All diese Gedanken gingen mir durch den Kopf, als ich in das trübe Grau dieses Tages starrte. Und plötzlich fing sich vor meinem geistigen Auge ein Bild zu formen an. All diese Fragen wirbelten durcheinander und vermischten sich auf beinahe magische Weise. Als würde sich langsam eine Nebelwand heben und den Blick freigeben auf eine wunderbar sonnendurchflutete Landschaft. Puzzlesteinen gleich fügten sie sich ineinander, unaufhaltsam, ohne daß ich viel dazu tun mußte. Es war einfach alles vorhanden. Die Zeit war reif. Und das Bild war fertig! Die ultimative Antwort stand vor mir. Die Quintessenz aller Fragen, die sich die Menschheit seit Jahrtausenden immer und immer wieder stellt.

Der Sinn des Lebens.

Anfangs war ich total verwirrt. Das konnte es doch gar nicht geben, oder? Warum ich? Ich bin kein Philosoph, keiner der großen Geister unserer Zeit. Und doch, ich wusste, es war unumstößlich. Es gab eigentlich überhaupt keinen Zweifel.
Endlich machte alles einen Sinn. Krieg und Frieden, Geburt und Tod, Liebe, Hass, Zufall, Leid und Freude. Es hatte tatsächlich alles einen Sinn.

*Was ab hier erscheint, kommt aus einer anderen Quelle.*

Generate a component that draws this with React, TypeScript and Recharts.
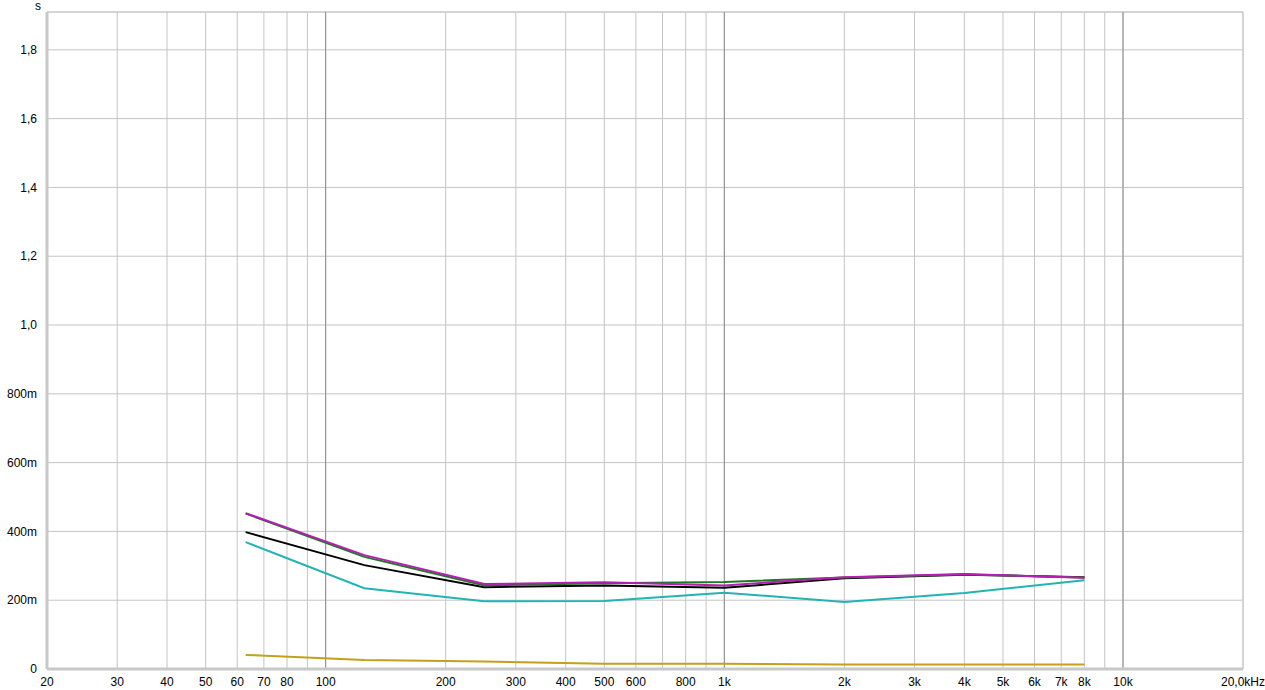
import { LineChart, Line, XAxis, YAxis, CartesianGrid, ReferenceLine, ReferenceArea } from 'recharts';

// octave band centres, Hz
const freqs = [63, 125, 250, 500, 1000, 2000, 4000, 8000];

const purple = [0.453, 0.331, 0.247, 0.252, 0.243, 0.267, 0.276, 0.265];
const green = [0.452, 0.326, 0.243, 0.249, 0.253, 0.266, 0.275, 0.266];
const black = [0.398, 0.302, 0.238, 0.243, 0.236, 0.264, 0.274, 0.267];
const teal = [0.369, 0.235, 0.197, 0.198, 0.222, 0.195, 0.221, 0.258];
const gold = [0.041, 0.026, 0.022, 0.015, 0.015, 0.013, 0.013, 0.013];

const xTicks = [20, 30, 40, 50, 60, 70, 80, 90, 100, 200, 300, 400, 500, 600, 700, 800, 900, 1000, 2000, 3000, 4000, 5000, 6000, 7000, 8000, 9000, 10000, 20000];
const xLabels = ['20', '30', '40', '50', '60', '70', '80', '', '100', '200', '300', '400', '500', '600', '', '800', '', '1k', '2k', '3k', '4k', '5k', '6k', '7k', '8k', '', '10k', '20,0kHz'];
const majors = [100, 1000, 10000];

const yTicks = [0, 0.2, 0.4, 0.6, 0.8, 1.0, 1.2, 1.4, 1.6, 1.8];
const yLabels = ['0', '200m', '400m', '600m', '800m', '1,0', '1,2', '1,4', '1,6', '1,8'];

const data = freqs.map((f, i) => ({ f, purple: purple[i], green: green[i], black: black[i], teal: teal[i], gold: gold[i] }));

const FONT = { fontSize: 12, fill: '#000', fontFamily: 'Liberation Sans, Arial, sans-serif' };
const GRID = '#c4c4c4';

export default function App() {
  return (
    <div style={{ position: 'absolute', left: 0, top: 0, width: 1265, height: 690, background: '#fff' }}>
      <div style={{ position: 'absolute', left: 35, top: 0, fontSize: 12, lineHeight: '12px', fontFamily: 'Liberation Sans, Arial, sans-serif' }}>s</div>
      <LineChart width={1265} height={690} data={data} margin={{ top: 12, right: 22, bottom: 0, left: 0 }}>
        <CartesianGrid stroke={GRID} />
        {majors.map((m) => (
          <ReferenceLine key={m} x={m} stroke="#8c8c8c" />
        ))}
        <ReferenceArea x1={20} x2={20000} y1={0} y2={1.91} fill="none" stroke="#c8c8c8" strokeWidth={1} />
        <XAxis
          dataKey="f"
          type="number"
          scale="log"
          domain={[20, 20000]}
          ticks={xTicks}
          interval={0}
          allowDataOverflow
          tickFormatter={(v: number) => xLabels[xTicks.indexOf(v)] ?? ''}
          tick={FONT}
          tickLine={false}
          axisLine={{ stroke: '#c8c8c8', strokeWidth: 3 }}
          height={21}
          tickMargin={2}
        />
        <YAxis
          type="number"
          domain={[0, 1.91]}
          ticks={yTicks}
          interval={0}
          allowDataOverflow
          tickFormatter={(v: number) => yLabels[yTicks.findIndex((t) => Math.abs(t - v) < 1e-6)] ?? ''}
          tick={FONT}
          tickLine={false}
          axisLine={{ stroke: '#c8c8c8', strokeWidth: 3 }}
          width={47}
          tickMargin={4}
        />
        <Line dataKey="gold" stroke="#c4a01c" strokeWidth={2} dot={false} isAnimationActive={false} />
        <Line dataKey="teal" stroke="#22b4b4" strokeWidth={2} dot={false} isAnimationActive={false} />
        <Line dataKey="black" stroke="#000000" strokeWidth={2} dot={false} isAnimationActive={false} />
        <Line dataKey="green" stroke="#1e7a1e" strokeWidth={2} dot={false} isAnimationActive={false} />
        <Line dataKey="purple" stroke="#b41eb4" strokeWidth={2} dot={false} isAnimationActive={false} />
      </LineChart>
    </div>
  );
}
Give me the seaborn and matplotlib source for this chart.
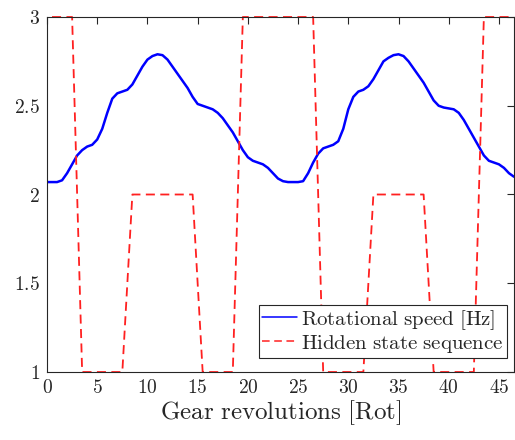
import numpy as np
import pandas as pd
import seaborn as sns
import matplotlib
matplotlib.use("Agg")
import matplotlib.pyplot as plt

# Rotational speed [Hz] vs gear revolutions
speed_x = [0, 0.5, 1, 1.5, 2, 2.5, 3, 3.5, 4, 4.5, 5, 5.5, 6, 6.5, 7, 7.5, 8, 8.5, 9, 9.5,
           10, 10.5, 11, 11.5, 12, 12.5, 13, 13.5, 14, 14.5, 15, 15.5, 16, 16.5, 17, 17.5,
           18, 18.5, 19, 19.5, 20, 20.5, 21, 21.5, 22, 22.5, 23, 23.5, 24, 24.5, 25, 25.5,
           26, 26.5, 27, 27.5, 28, 28.5, 29, 29.5, 30, 30.5, 31, 31.5, 32, 32.5, 33, 33.5,
           34, 34.5, 35, 35.5, 36, 36.5, 37, 37.5, 38, 38.5, 39, 39.5, 40, 40.5, 41, 41.5,
           42, 42.5, 43, 43.5, 44, 44.5, 45, 45.5, 46, 46.5]
speed_y = [2.07, 2.07, 2.07, 2.08, 2.12, 2.17, 2.22, 2.25, 2.27, 2.28, 2.31, 2.37, 2.46, 2.54,
           2.57, 2.58, 2.59, 2.62, 2.67, 2.72, 2.76, 2.78, 2.79, 2.785, 2.76, 2.72, 2.68, 2.64,
           2.60, 2.55, 2.51, 2.50, 2.49, 2.48, 2.46, 2.43, 2.39, 2.35, 2.30, 2.25, 2.21, 2.19,
           2.18, 2.17, 2.15, 2.12, 2.09, 2.075, 2.07, 2.07, 2.07, 2.075, 2.12, 2.18, 2.23, 2.26,
           2.27, 2.28, 2.30, 2.37, 2.48, 2.55, 2.58, 2.59, 2.61, 2.65, 2.70, 2.75, 2.77, 2.785,
           2.79, 2.78, 2.75, 2.71, 2.67, 2.63, 2.58, 2.53, 2.50, 2.49, 2.485, 2.48, 2.46, 2.42,
           2.37, 2.32, 2.27, 2.22, 2.19, 2.18, 2.17, 2.15, 2.12, 2.10]

# Hidden state per revolution (centre of each revolution)
state_x = [k + 0.5 for k in range(47)]
state_y = ([3] * 3 + [1] * 5 + [2] * 7 + [1] * 4 + [3] * 8 +
           [1] * 5 + [2] * 6 + [1] * 5 + [3] * 4)

x_ticks = [0, 5, 10, 15, 20, 25, 30, 35, 40, 45]
y_ticks = [1, 1.5, 2, 2.5, 3]
x_label = "Gear revolutions [Rot]"
series_labels = ["Rotational speed [Hz]", "Hidden state sequence"]

sns.set_style("white")
plt.rcParams["mathtext.fontset"] = "cm"
plt.rcParams["font.family"] = ["DejaVu Serif"]

def tex(s):
    return r"$\mathrm{" + s.replace(" ", r"\ ") + "}$"

fig = plt.figure(figsize=(5.15, 4.4), dpi=100)
ax = fig.add_axes([47 / 515, 68 / 440, 467 / 515, 355 / 440])

df_speed = pd.DataFrame({"x": speed_x, "y": speed_y})
df_state = pd.DataFrame({"x": state_x, "y": state_y})

sns.lineplot(data=df_speed, x="x", y="y", ax=ax, color="#0000ff", linewidth=1.8,
             label=tex(series_labels[0]), estimator=None, sort=False)
sns.lineplot(data=df_state, x="x", y="y", ax=ax, color="#ff2020", linewidth=1.3,
             linestyle=(0, (5, 3)), label=tex(series_labels[1]), estimator=None,
             sort=False, clip_on=False)

ax.set_xlim(0, 46.5)
ax.set_ylim(1, 3)
ax.set_xticks(x_ticks)
ax.set_yticks(y_ticks)
ax.set_xticklabels([tex(f"{t:g}") for t in x_ticks])
ax.set_yticklabels([tex(f"{t:g}") for t in y_ticks])
ax.set_xlabel(tex(x_label), fontsize=18, color="#262626", labelpad=1)
ax.set_ylabel("")

for sp in ax.spines.values():
    sp.set_color("#262626")
    sp.set_linewidth(0.8)
ax.tick_params(axis="both", direction="in", length=5, width=0.8, colors="#262626",
               labelsize=14, top=True, right=True, pad=5)

leg = ax.legend(loc="lower right", bbox_to_anchor=(0.985, 0.04), fontsize=15,
                frameon=True, fancybox=False, edgecolor="#262626", framealpha=1,
                handlelength=1.7, handletextpad=0.2, borderpad=0.15, labelspacing=0.05,
                borderaxespad=0.0)
leg.get_frame().set_linewidth(0.8)
for h in leg.get_lines():
    h.set_linewidth(1.1)

fig.savefig("out.png", dpi=100)
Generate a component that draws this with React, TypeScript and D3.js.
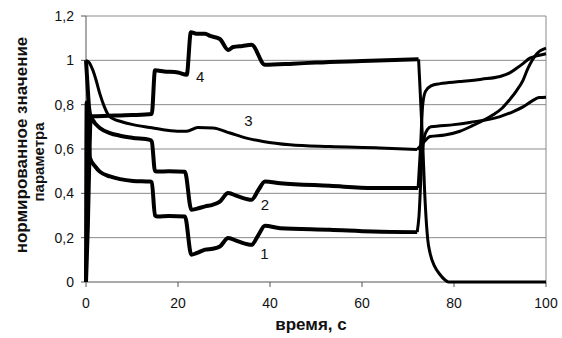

Ich war plötzlich so high von meiner Entdeckung, daß ich auf die Straße rennen wollte, um zu rufen: "Hört mir zu! Ich weiß es. Es ist total einfach."
Und es ist tatsächlich ganz simpel. Wenn wir das doch bloß schon früher gewußt hätten, wir hätten uns soviel erspart. Im Endeffekt geht es nämlich nur darum, daß ... ah, moment mal.
Was mach ich hier eigentlich?
FINDS DOCH GEFÄLLIGST SELBER HERAUS !!!